Although the children had a lot to laugh about during the play, the performers did not in the least appear silly or ridiculous. Even when they acted as clowns and made exaggerated gestures of surprise, tumbling and stumbling about, they always remained in close contact with the children in the audience who knew that they were addressed and who recognized themselves in the performers’ gestures. The actors enlarge their emotions of being overwhelmed by the world and the things surrounding them through their mimic gestures and engage the children through their sweeping gestures of emotional disclosure.
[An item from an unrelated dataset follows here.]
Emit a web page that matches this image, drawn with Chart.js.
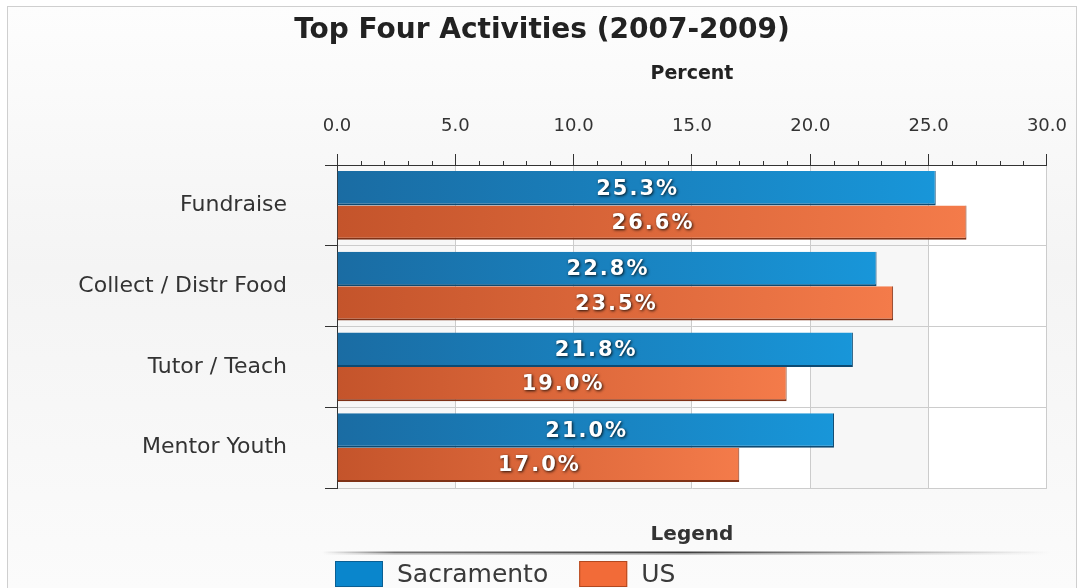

When asked whether they had thought a lot about the question of humor while developing the play, Clement responds: “there are so many different types of humor. Yesterday we went to a stand-up comedy show for a different project we are working on. In ONONONwe play with expectations, but mostly in an absurd form or in a way that diverges from normality. Objects usually stand still, but as soon as they begin to move, things happen that will make children laugh. It’s not so much about an actual joke as about their connection to daily life and their way of transforming before their eyes.”

 

WHAT IS THE MEANING OF THIS PLAY?

 

What seems to be more urgent to the children than the question of humor is, however, the larger question of meaning. When talking to the artists right after the performance, a boy wants to know: “so what’s really the whole meaning of the play?” A teacher quickly asks whether everything always necessarily has to make sense, as a way to evade the question. The question of meaning in dance, or in art more generally, often makes artists slightly uncomfortable because it is not easy to answer. That this question is also dismissed in the school context surprises me a little. I find the question of meaning absolutely justified: it does not only address the desire to understand what the play wants to express but also speaks to the fact that the children noticed the difference between a traditional play with a linear narrative and an associative play that follows a different logic. This could be turned into an exciting moment to talk about how meaning is actually produced and where we discover narratives that go beyond linear forms of storytelling.

 

DOES A FUNNY PLAY HAVE LESS DEPTH THAN A SERIOUS ONE?

 

I assume that the fear that this play could lack a deeper meaning has to do with the fact that it offers so much to laugh about and that laughter is, in theatre, often falsely associated with superficiality, sensationalism, and a lack of depth. Yet luckily in this case, the artists are also eager to learn more about the core of their piece and play the question of meaning back into the group of children.

 

“…and then more and more objects appeared. When they began to move around on their own, it was like a nightmare!”

 

One child cannot wait to present an answer: “it was like a nightmare. There were so many objects, it was just more than the performers could take, more than they could handle in life, maybe it became too stressful and in the end you shouted “trade, trade” and we had to trade, but still more and more objects appeared. When they began to move around on their own, it really was like a nightmare!”

 

CAN FUN BE THE MEANING OF SOMETHING?

 

Another child says that the fun is in fact the meaning of the play. And indeed, everyone had fun. Everyone can agree on that. But why? Key to the fun was, for the kids, above all the play’s final scene, which was all about trading things and becoming part of a community, part of a group that is united in chaos in order to celebrate it with confetti and embrace it playfully instead of letting it get them down. ONONON allows for a positive outlook on a constantly changing and overwhelming world. Instead of reacting to our rapidly changing time with restrictions and control, Clement Layes, his team, and the children celebrate themselves by taking a cathartic trip to anarchy, escaping the corset of all constraints. In a playful act the performers and their audience counter chaos with yet more chaos.